Exercise instructions: Skip all pictures, then copy the lines from the start of the data through the line with "left=2pt] (decmac) at", keeping both ends.

Data extract:
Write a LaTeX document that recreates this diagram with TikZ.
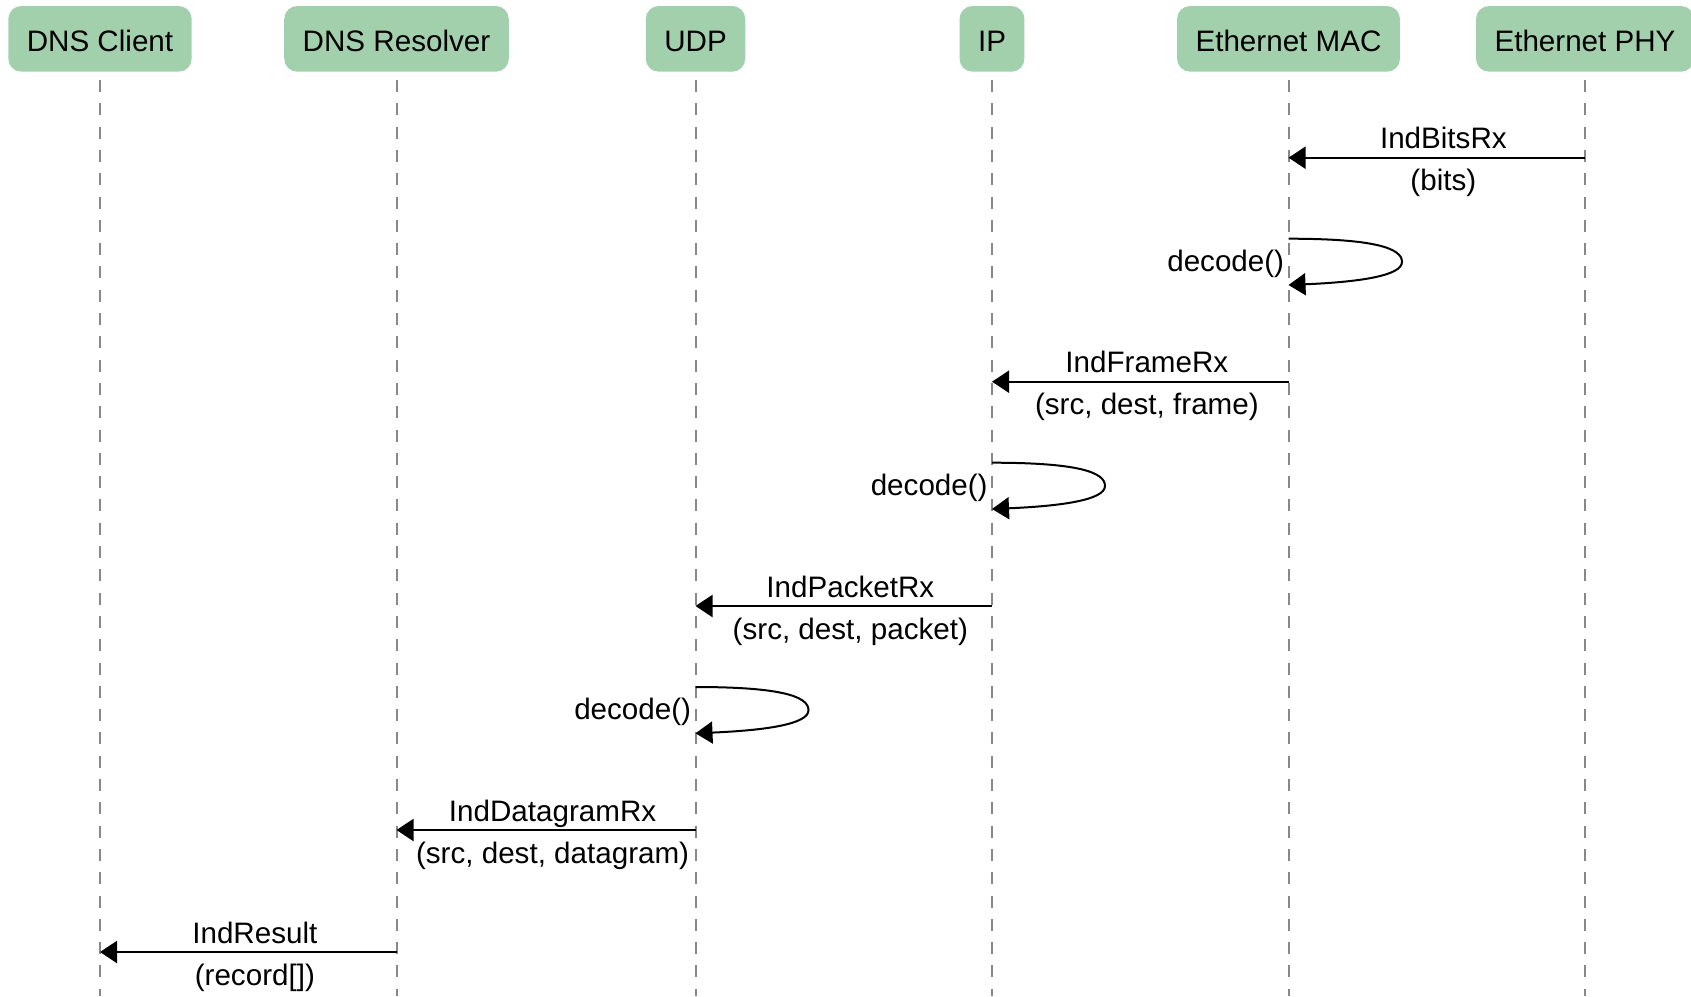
\documentclass[tikz,border=0pt]{standalone}
\usepackage{fontspec}
\setmainfont{Liberation Sans}
\usetikzlibrary{arrows.meta, positioning}

\definecolor{boxgreen}{HTML}{A3D0AC}
\definecolor{lifegray}{HTML}{888888}

\begin{document}
\begin{tikzpicture}[x=0.5pt, y=-0.5pt, >={Triangle[length=8.5pt, width=11pt]},
        actor/.style={fill=boxgreen, rounded corners=6.5pt, minimum height=32.85pt,
            inner xsep=9.25pt, text height=12.6pt, text depth=0pt,
            font=\fontsize{14.8}{18}\selectfont},
        life/.style={draw=lifegray, line width=1pt, dash pattern=on 6pt off 5.65pt},
        msg/.style={->, line width=1pt},
        lbl/.style={inner sep=0pt, text height=11pt, text depth=3.5pt,
            font=\fontsize{14.8}{18}\selectfont},
        above lbl/.style={lbl, midway, above=0.5pt, xshift=3.3pt},
        below lbl/.style={lbl, midway, below=5pt, xshift=3.3pt}]
        \useasboundingbox (0,0) rectangle (1691,996);

        \node[actor] (client) at (100,38.85) {DNS Client};
        \node[actor] (resolver) at (396.5,38.85) {DNS Resolver};
        \node[actor] (udp) at (695.5,38.85) {UDP};
        \node[actor] (ip) at (992,38.85) {IP};
        \node[actor] (mac) at (1288.5,38.85) {Ethernet MAC};
        \node[actor] (phy) at (1585,38.85) {Ethernet PHY};

        \foreach \n in {client, resolver, udp, ip, mac, phy}
            \draw[life] (\n |- 0,80) -- (\n |- 0,996);

        \draw[msg] (phy |- 0,157.7) -- (mac |- 0,157.7)
            node[above lbl] {IndBitsRx} node[below lbl] {(bits)};

        \draw[msg] (mac |- 0,238.7) .. controls +(85,0) and +(0,-14) .. ++(113.5,23.2)
            .. controls +(0,14) and +(70,-3) .. (mac |- 0,285);
        \node[lbl, left=2pt] (decmac) at (mac |- 0,264) {decode()};

        \draw[msg] (mac |- 0,381.7) -- (ip |- 0,381.7)
            node[above lbl] {IndFrameRx} node[below lbl] {(src, dest, frame)};

        \draw[msg] (ip |- 0,462.7) .. controls +(85,0) and +(0,-14) .. ++(113,23.2)
            .. controls +(0,14) and +(70,-3) .. (ip |- 0,509);
        \node[lbl, left=2pt] (decip) at (ip |- 0,488) {decode()};

        \draw[msg] (ip |- 0,606) -- (udp |- 0,606)
            node[above lbl] {IndPacketRx} node[below lbl] {(src, dest, packet)};

        \draw[msg] (udp |- 0,687) .. controls +(85,0) and +(0,-14) .. ++(113,23.2)
            .. controls +(0,14) and +(70,-3) .. (udp |- 0,733.3);
        \node[lbl, left=2pt] (decudp) at (udp |- 0,712.3) {decode()};

        \draw[msg] (udp |- 0,830) -- (resolver |- 0,830)
            node[above lbl] {IndDatagramRx} node[below lbl] {(src, dest, datagram)};

        \draw[msg] (resolver |- 0,952) -- (client |- 0,952)
            node[above lbl] {IndResult} node[below lbl] {(record[])};
    \end{tikzpicture}
\end{document}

The solution:
Write a LaTeX document that recreates this diagram with TikZ.
\documentclass[tikz,border=0pt]{standalone}
\usepackage{fontspec}
\setmainfont{Liberation Sans}
\usetikzlibrary{arrows.meta, positioning}

\definecolor{boxgreen}{HTML}{A3D0AC}
\definecolor{lifegray}{HTML}{888888}

\begin{document}
\begin{tikzpicture}[x=0.5pt, y=-0.5pt, >={Triangle[length=8.5pt, width=11pt]},
        actor/.style={fill=boxgreen, rounded corners=6.5pt, minimum height=32.85pt,
            inner xsep=9.25pt, text height=12.6pt, text depth=0pt,
            font=\fontsize{14.8}{18}\selectfont},
        life/.style={draw=lifegray, line width=1pt, dash pattern=on 6pt off 5.65pt},
        msg/.style={->, line width=1pt},
        lbl/.style={inner sep=0pt, text height=11pt, text depth=3.5pt,
            font=\fontsize{14.8}{18}\selectfont},
        above lbl/.style={lbl, midway, above=0.5pt, xshift=3.3pt},
        below lbl/.style={lbl, midway, below=5pt, xshift=3.3pt}]
        \useasboundingbox (0,0) rectangle (1691,996);

        \node[actor] (client) at (100,38.85) {DNS Client};
        \node[actor] (resolver) at (396.5,38.85) {DNS Resolver};
        \node[actor] (udp) at (695.5,38.85) {UDP};
        \node[actor] (ip) at (992,38.85) {IP};
        \node[actor] (mac) at (1288.5,38.85) {Ethernet MAC};
        \node[actor] (phy) at (1585,38.85) {Ethernet PHY};

        \foreach \n in {client, resolver, udp, ip, mac, phy}
            \draw[life] (\n |- 0,80) -- (\n |- 0,996);

        \draw[msg] (phy |- 0,157.7) -- (mac |- 0,157.7)
            node[above lbl] {IndBitsRx} node[below lbl] {(bits)};

        \draw[msg] (mac |- 0,238.7) .. controls +(85,0) and +(0,-14) .. ++(113.5,23.2)
            .. controls +(0,14) and +(70,-3) .. (mac |- 0,285);
        \node[lbl, left=2pt] (decmac) at (mac |- 0,264) {decode()};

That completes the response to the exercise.